**PROBLEM DETAILS:**
Set down, exactly as written, the lines from the top of the data to the line that holds "from matplotlib.patches import Rectangle", and omit the pictures.

**RECORDED INFORMATION:**
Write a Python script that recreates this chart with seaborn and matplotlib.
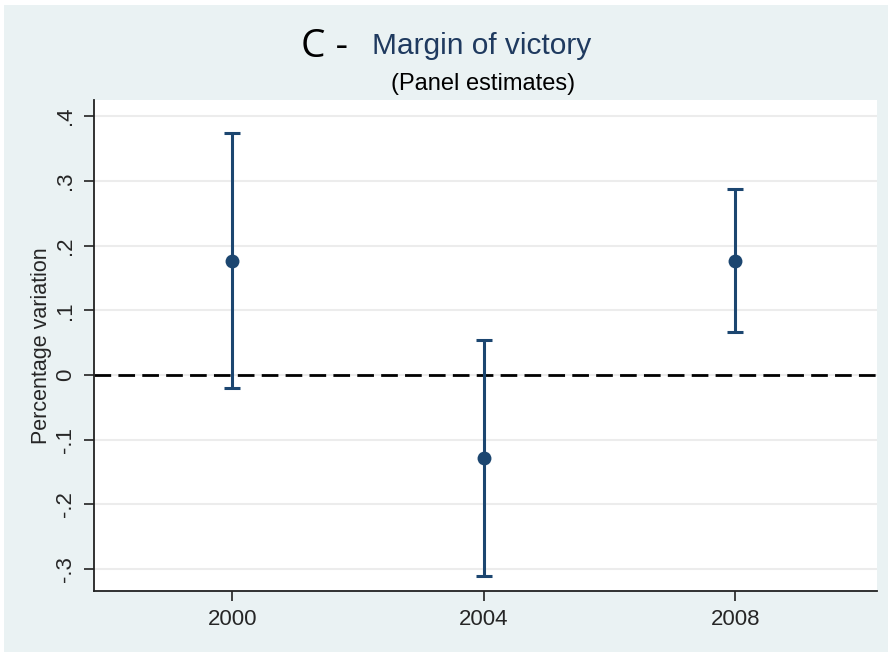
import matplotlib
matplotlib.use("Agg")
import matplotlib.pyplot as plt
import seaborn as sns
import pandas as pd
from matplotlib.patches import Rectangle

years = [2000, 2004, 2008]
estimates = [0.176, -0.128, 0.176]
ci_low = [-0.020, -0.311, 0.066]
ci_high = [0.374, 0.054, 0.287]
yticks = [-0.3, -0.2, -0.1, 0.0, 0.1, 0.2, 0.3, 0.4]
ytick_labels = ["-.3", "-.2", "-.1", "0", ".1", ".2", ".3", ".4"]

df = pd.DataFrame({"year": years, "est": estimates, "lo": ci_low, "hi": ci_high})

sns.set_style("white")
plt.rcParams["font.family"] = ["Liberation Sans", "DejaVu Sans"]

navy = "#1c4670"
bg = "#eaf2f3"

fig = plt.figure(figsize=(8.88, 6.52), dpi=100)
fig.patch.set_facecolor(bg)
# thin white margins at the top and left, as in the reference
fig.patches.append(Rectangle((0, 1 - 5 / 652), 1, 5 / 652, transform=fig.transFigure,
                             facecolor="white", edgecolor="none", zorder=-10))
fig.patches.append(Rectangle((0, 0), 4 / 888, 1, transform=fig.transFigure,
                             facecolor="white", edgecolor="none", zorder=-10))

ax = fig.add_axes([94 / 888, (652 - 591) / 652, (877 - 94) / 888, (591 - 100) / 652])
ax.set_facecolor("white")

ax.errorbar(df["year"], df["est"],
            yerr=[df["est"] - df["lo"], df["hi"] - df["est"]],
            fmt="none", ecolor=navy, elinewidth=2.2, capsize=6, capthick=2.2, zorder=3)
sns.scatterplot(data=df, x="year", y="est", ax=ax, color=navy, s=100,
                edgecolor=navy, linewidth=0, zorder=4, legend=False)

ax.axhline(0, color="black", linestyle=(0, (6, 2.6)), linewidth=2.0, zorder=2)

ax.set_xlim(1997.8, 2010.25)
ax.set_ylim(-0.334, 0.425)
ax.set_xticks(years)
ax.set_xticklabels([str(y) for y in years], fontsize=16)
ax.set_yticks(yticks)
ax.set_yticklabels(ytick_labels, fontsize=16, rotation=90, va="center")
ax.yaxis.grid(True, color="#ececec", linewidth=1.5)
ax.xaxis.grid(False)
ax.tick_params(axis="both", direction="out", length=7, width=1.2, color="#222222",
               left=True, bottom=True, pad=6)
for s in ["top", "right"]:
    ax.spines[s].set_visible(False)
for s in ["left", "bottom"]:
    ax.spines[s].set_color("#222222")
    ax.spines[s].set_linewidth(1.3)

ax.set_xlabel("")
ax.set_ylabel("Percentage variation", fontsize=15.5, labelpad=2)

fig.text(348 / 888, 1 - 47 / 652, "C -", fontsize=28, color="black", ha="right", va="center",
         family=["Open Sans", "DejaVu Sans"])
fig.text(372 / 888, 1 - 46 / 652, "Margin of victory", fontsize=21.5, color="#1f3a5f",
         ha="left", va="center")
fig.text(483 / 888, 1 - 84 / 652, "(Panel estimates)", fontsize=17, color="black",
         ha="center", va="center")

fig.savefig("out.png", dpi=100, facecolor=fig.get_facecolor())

**RESULT FOR THIS EXERCISE:**
Write a Python script that recreates this chart with seaborn and matplotlib.
import matplotlib
matplotlib.use("Agg")
import matplotlib.pyplot as plt
import seaborn as sns
import pandas as pd
from matplotlib.patches import Rectangle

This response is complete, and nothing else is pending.